2013年4月8日月曜日

特別な、特別な旅。

去る土曜日の晩、阿蘇ベースでは翌日の『旅する蚤の市in阿蘇』に出店されるリピーターさんや、正月にお友達と宿泊された英語の先生が今度はご両親を連れて来てくれたり、熊本のご夫妻リピーターさんが突然泊まりに来てくれたり、満室まではいかないまでもほぼ満室の賑わいを見せてくれました。そのゲストさんの一組で特別な、特別な(2回言う程)、旅行をされているご家族がご宿泊されましたので、是非ご紹介させてください。



私は初めおばあさんと息子さんご夫婦、お孫さんだとあまり深く考えずに勝手に思っていたのですが、後におばあさんとお孫さんご夫婦、ひ孫さんだと判明。ご一行の国籍は阿蘇ベースでも珍しいブラジルです。


少しお話を伺ってみると、おばあさんは実は戦前の日本人のブラジル移民で今回なんと80年ぶりの帰国だそうです。


80年…。私は耳を疑いましたね。

おばあさんは現在88歳、7歳の時に家族でブラジルに移住したそうです。その後今回まで一度も、一度も(また2回言います)祖国の土を踏んだことはありませんでした。ご自分では「日本語はもう忘れましたよ。」とは仰ってましたがそんなことは無く、不自由なく会話ができました。出身が熊本、小国で今回は子供のころに通った小学校を訪ねたり(校舎は変わったと思いますが、場所は同じところにあるようです)、血縁関係のある方がいないか探してみたりするそうです。



上の写真はお姉さんの卒業証書。


あまり詳しいお話までは聞けなかったですが、大変なご苦労もあったようです。日本の親戚、友人にいくら手紙を書いても返事が無かったのは、農場の雇い主が日本に帰らせないように手紙を全部焼いてしまったから、だとか…。

祖国である日本のことは常に胸の中にあったでしょう。

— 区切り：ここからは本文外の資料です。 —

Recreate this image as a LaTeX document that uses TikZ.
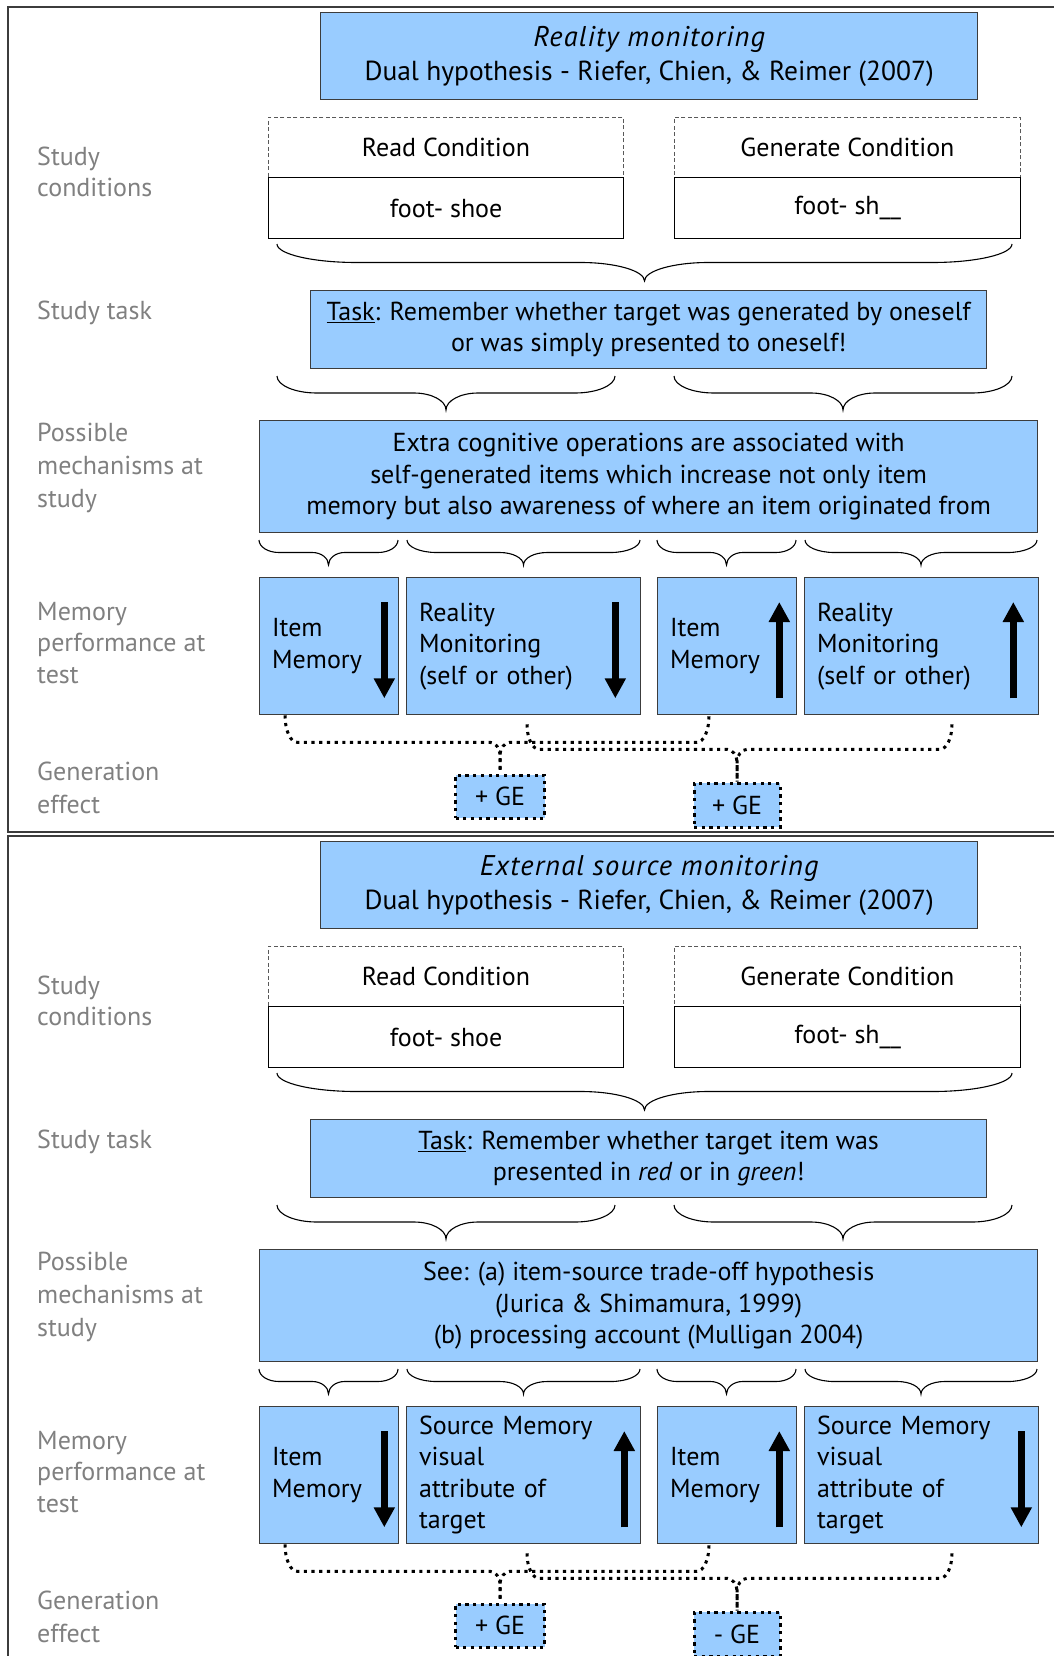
\documentclass[tikz,border=0pt]{standalone}
\usepackage{fontspec}
\setmainfont{PT Sans}
\usetikzlibrary{calc,arrows.meta}

\definecolor{boxblue}{RGB}{153,204,255}
\definecolor{labelgray}{RGB}{128,128,128}
\definecolor{edgegray}{RGB}{60,60,60}

\tikzset{
  every node/.style={font=\fontsize{26}{31.5}\selectfont},
  frame/.style={draw=edgegray, line width=1.5pt},
  bluebox/.style={draw=edgegray, line width=1.3pt, fill=boxblue, inner sep=0pt,
                  anchor=north west, align=center},
  whitebox/.style={draw=black, line width=1.3pt, fill=white, inner sep=0pt,
                   anchor=north west, align=center},
  dashbox/.style={draw=black!65, line width=0.9pt, dash pattern=on 4pt off 2.5pt,
                  inner sep=0pt, anchor=north west, align=center},
  membox/.style={bluebox, align=left, inner xsep=12.5pt, inner ysep=0pt,
                 minimum height=137pt},
  rowlabel/.style={anchor=west, align=left, text=labelgray, inner sep=0pt},
  gebox/.style={fill=boxblue, draw=black, line width=3pt,
                dash pattern=on 3.2pt off 4.5pt, inner sep=0pt},
  geline/.style={draw=black, line width=3pt, dash pattern=on 3.2pt off 4.5pt},
  bracestyle/.style={draw=black, line width=1.1pt},
  bigarrow/.style={draw=black, line width=6.5pt, -{Triangle[width=20pt,length=20pt]}},
}

% italic heading line of a panel title
\newcommand\headline[1]{{\fontsize{28.5}{34}\selectfont\addfontfeature{LetterSpace=4}\itshape #1}}

% curly brace opening downwards: left x, right x, top y, depth
\newcommand\curlybrace[4]{%
  \pgfmathsetmacro\cbA{#1}\pgfmathsetmacro\cbB{#2}\pgfmathsetmacro\cbY{#3}%
  \pgfmathsetmacro\cbH{#4/2}%
  \pgfmathsetmacro\cbM{(\cbA+\cbB)/2}%
  \pgfmathsetmacro\cbE{0.1*(\cbB-\cbA)+6}%
  \pgfmathsetmacro\cbT{0.08*(\cbB-\cbA)+5}%
  \pgfmathsetmacro\cbYm{\cbY+\cbH}%
  \pgfmathsetmacro\cbYt{\cbY+2*\cbH}%
  \draw[bracestyle] (\cbA,\cbY)
    .. controls (\cbA,\cbY+0.55*\cbH) and (\cbA+0.45*\cbE,\cbYm) .. (\cbA+\cbE,\cbYm)
    -- (\cbM-\cbT,\cbYm)
    .. controls (\cbM-0.45*\cbT,\cbYm) and (\cbM,\cbYt-0.55*\cbH) .. (\cbM,\cbYt)
    .. controls (\cbM,\cbYt-0.55*\cbH) and (\cbM+0.45*\cbT,\cbYm) .. (\cbM+\cbT,\cbYm)
    -- (\cbB-\cbE,\cbYm)
    .. controls (\cbB-0.45*\cbE,\cbYm) and (\cbB,\cbY+0.55*\cbH) .. (\cbB,\cbY);
}

% dotted link from a memory box into a generation-effect box
% #1 start, #2 target anchor, #3 drop before the horizontal run, #4 direction (1 or -1)
\newcommand\geconn[4]{%
  \draw[geline] let \p1=(#1), \p2=(#2) in
    (\p1) .. controls ({\x1},{\y1-0.55*#3pt}) and ({\x1+(#4)*5.4pt},{\y1-#3pt})
          .. ({\x1+(#4)*12pt},{\y1-#3pt})
    -- ({\x2-(#4)*10pt},{\y1-#3pt})
    .. controls ({\x2-(#4)*4.5pt},{\y1-#3pt}) and ({\x2},{\y1-#3pt-6.6pt})
          .. ({\x2},{\y1-#3pt-12pt})
    -- (\p2);
}

% thick arrows inside the memory boxes
\newcommand\arrowdown[2]{%
  \draw[bigarrow] ($(#1.north east)+(-#2,25)$) -- ($(#1.south east)+(-#2,-17)$);}
\newcommand\arrowup[2]{%
  \draw[bigarrow] ($(#1.south east)+(-#2,-17)$) -- ($(#1.north east)+(-#2,25)$);}

% one panel: #1 vertical offset, #2 title, #3 task, #4 mechanism,
% #5 second memory box, #6 fourth memory box, #7/#8 generation effect labels
\newcommand\panelbody[8]{%
  \def\pY{#1}%
  \draw[frame] (1070,\pY+7) -- (8,\pY+7) -- (8,\pY+832) -- (1070,\pY+832);
  % row labels
  \node[rowlabel] (p#1l1) at (37,\pY+172) {Study\\conditions};
  \node[rowlabel] (p#1l2) at (37,\pY+313) {Study task};
  \node[rowlabel, font=\fontsize{26}{33}\selectfont] (p#1l3) at (37,\pY+468)
       {Possible\\mechanisms at\\study};
  \node[rowlabel] (p#1l4) at (37,\pY+643) {Memory\\performance at\\test};
  \node[rowlabel, font=\fontsize{26}{33}\selectfont] (p#1l5) at (37,\pY+788)
       {Generation\\effect};
  % title
  \node[bluebox, minimum width=657pt, minimum height=87pt,
        font=\fontsize{27.5}{34}\selectfont] (p#1title) at (320,\pY+12)
       {\headline{#2}\\Dual hypothesis - Riefer, Chien, \& Reimer (2007)};
  % study conditions
  \node[dashbox, minimum width=355pt, minimum height=60pt] (p#1rc) at (268,\pY+117) {Read Condition};
  \node[whitebox, minimum width=355pt, minimum height=61pt] (p#1rw) at (268,\pY+177) {foot- shoe};
  \node[dashbox, minimum width=346pt, minimum height=60pt] (p#1gc) at (674,\pY+117) {Generate Condition};
  \node[whitebox, minimum width=346pt, minimum height=61pt] (p#1gw) at (674,\pY+177) {foot- sh\_\_};
  \curlybrace{277}{1012}{\pY+244}{37}
  % study task
  \node[bluebox, minimum width=676pt, minimum height=78pt] (p#1task) at (310,\pY+290) {#3};
  \curlybrace{277}{615}{\pY+376}{34}
  \curlybrace{674}{1012}{\pY+376}{34}
  % mechanisms
  \node[bluebox, minimum width=778pt, minimum height=112pt] (p#1mech) at (259,\pY+420) {#4};
  \curlybrace{259}{398}{\pY+540}{25}
  \curlybrace{407}{640}{\pY+540}{25}
  \curlybrace{657}{796}{\pY+540}{25}
  \curlybrace{805}{1037}{\pY+540}{25}
  % memory performance
  \node[membox, text width=114pt] (p#1m1) at (259,\pY+577) {Item\\Memory};
  \node[membox, text width=209pt] (p#1m2) at (406,\pY+577) {#5};
  \node[membox, text width=114pt] (p#1m3) at (657,\pY+577) {Item\\Memory};
  \node[membox, text width=209pt] (p#1m4) at (804,\pY+577) {#6};
  % generation effect
  \coordinate (p#1s1) at ($(p#1m1.south west)+(26,0)$);
  \coordinate (p#1s3) at ($(p#1m3.south west)+(52,1)$);
  \coordinate (p#1s2) at ($(p#1m2.south west)+(121,9)$);
  \coordinate (p#1s4) at ($(p#1m4.south west)+(148,9)$);
  \node[gebox, minimum width=89pt, minimum height=43pt] (p#1ge1) at (500,\pY+796.5) {#7};
  \node[gebox, minimum width=86pt, minimum height=44pt] (p#1ge2) at (737,\pY+805) {#8};
  \geconn{p#1s1}{p#1ge1.north}{27}{1}
  \geconn{p#1s3}{p#1ge1.north}{26}{-1}
  \geconn{p#1s2}{p#1ge2.north}{25}{1}
  \geconn{p#1s4}{p#1ge2.north}{25}{-1}
}

\begin{document}
\begin{tikzpicture}[x=1pt,y=-1pt]
\useasboundingbox (0,0) rectangle (1054,1656);
\clip (0,0) rectangle (1054,1656);

\panelbody{0}{Reality monitoring}
  {\underline{Task}: Remember whether target was generated by oneself\\or was simply presented to oneself!}
  {Extra cognitive operations are associated with\\self-generated items which increase not only item\\memory but also awareness of where an item originated from}
  {Reality\\Monitoring\\(self or other)}
  {Reality\\Monitoring\\(self or other)}
  {+ GE}{+ GE}
\arrowdown{p0m1}{15}
\arrowdown{p0m2}{26}
\arrowup{p0m3}{18}
\arrowup{p0m4}{26}

\panelbody{829}{External source monitoring}
  {\underline{Task}: Remember whether target item was\\presented in \textit{red} or in \textit{green}!}
  {See: (a) item-source trade-off hypothesis\\(Jurica \& Shimamura, 1999)\\(b) processing account (Mulligan 2004)}
  {Source Memory\\visual\\attribute of\\target}
  {Source Memory\\visual\\attribute of\\target}
  {+ GE}{- GE}
\arrowdown{p829m1}{15}
\arrowup{p829m2}{17}
\arrowup{p829m3}{18}
\arrowdown{p829m4}{18}
\end{tikzpicture}
\end{document}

今回お孫さんがそんなおばあさんの為に、おそらく最初で最後の祖国への旅をプレゼントされたのでした。



ふるさとは遠きにありて思ふもの…


80年という途方もない年月の重み、望郷の念を想い、強く胸を打たれました。




出発の日は季節外れの雪が降りました。「雪を見るのも80年ぶりですよ。」とおばあさん。阿蘇の神様の粋な計らいに違いない、と思ったのでした…。